In the JS example, a synchronous function cannot poll the result of a Promise. This is meaningfully different when implementing loops and streams. Ex, game loop, an animation frame, polling a stream.

A great example is React Suspense. To suspend a component, the render function throws a Promise. To trigger a parent Error Boundary, the render function throws an error. To resume a component, the render function returns a result. React never made the suspense API public because it's a footgun.

If a JS Promise were inspectable, a synchronous render function could poll its result, and suspended components would not need to use throw to try and extend the language.

int_19h 40 minutes ago | parent | next [-]

.NET has promises that you can poll synchronously. The problem with them is that if you have a single thread, then by definition while your synchronous code is running, none of the async callbacks can be running. So if you poll a Task and it's not complete yet, there's nothing you can do to wait for its completion.

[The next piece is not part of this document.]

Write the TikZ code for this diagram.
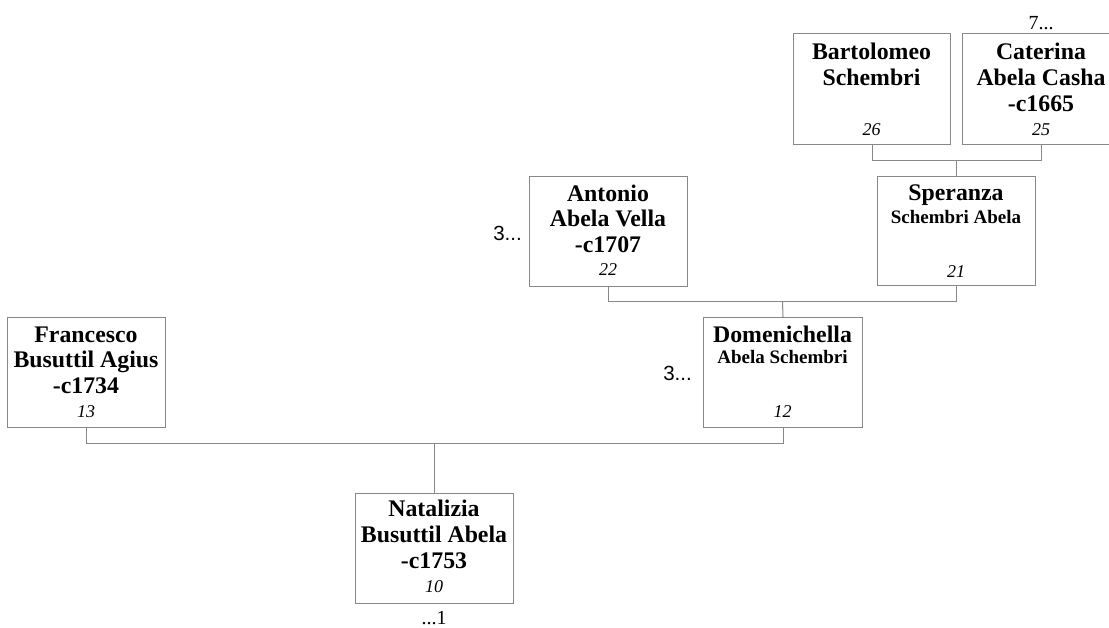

Well, technically you can run a nested event loop, I guess. But that's such a heavy sync-wrapping-async solution that it's rarely used other than as a temporary hack in legacy code.

bloppe 3 hours ago | parent | prev [-]

I see. I guess JS is the only language with the coloring problem, then, which is strange because it's one of the few with a built-in event loop.

This Io business is isomorphic to async/await in Rust or Python [1]. Go also has a built-in "event loop"-type thing, but decidedly does not have a coloring problem. I can't think of any languages besides JS that do.

[1]: https://news.ycombinator.com/item?id=46126310

unbrice an hour ago | parent [-]

> Go also has a built-in "event loop"-type thing, but decidedly does not have a coloring problem.

context is kind of a function color in go, and it's also a function argument.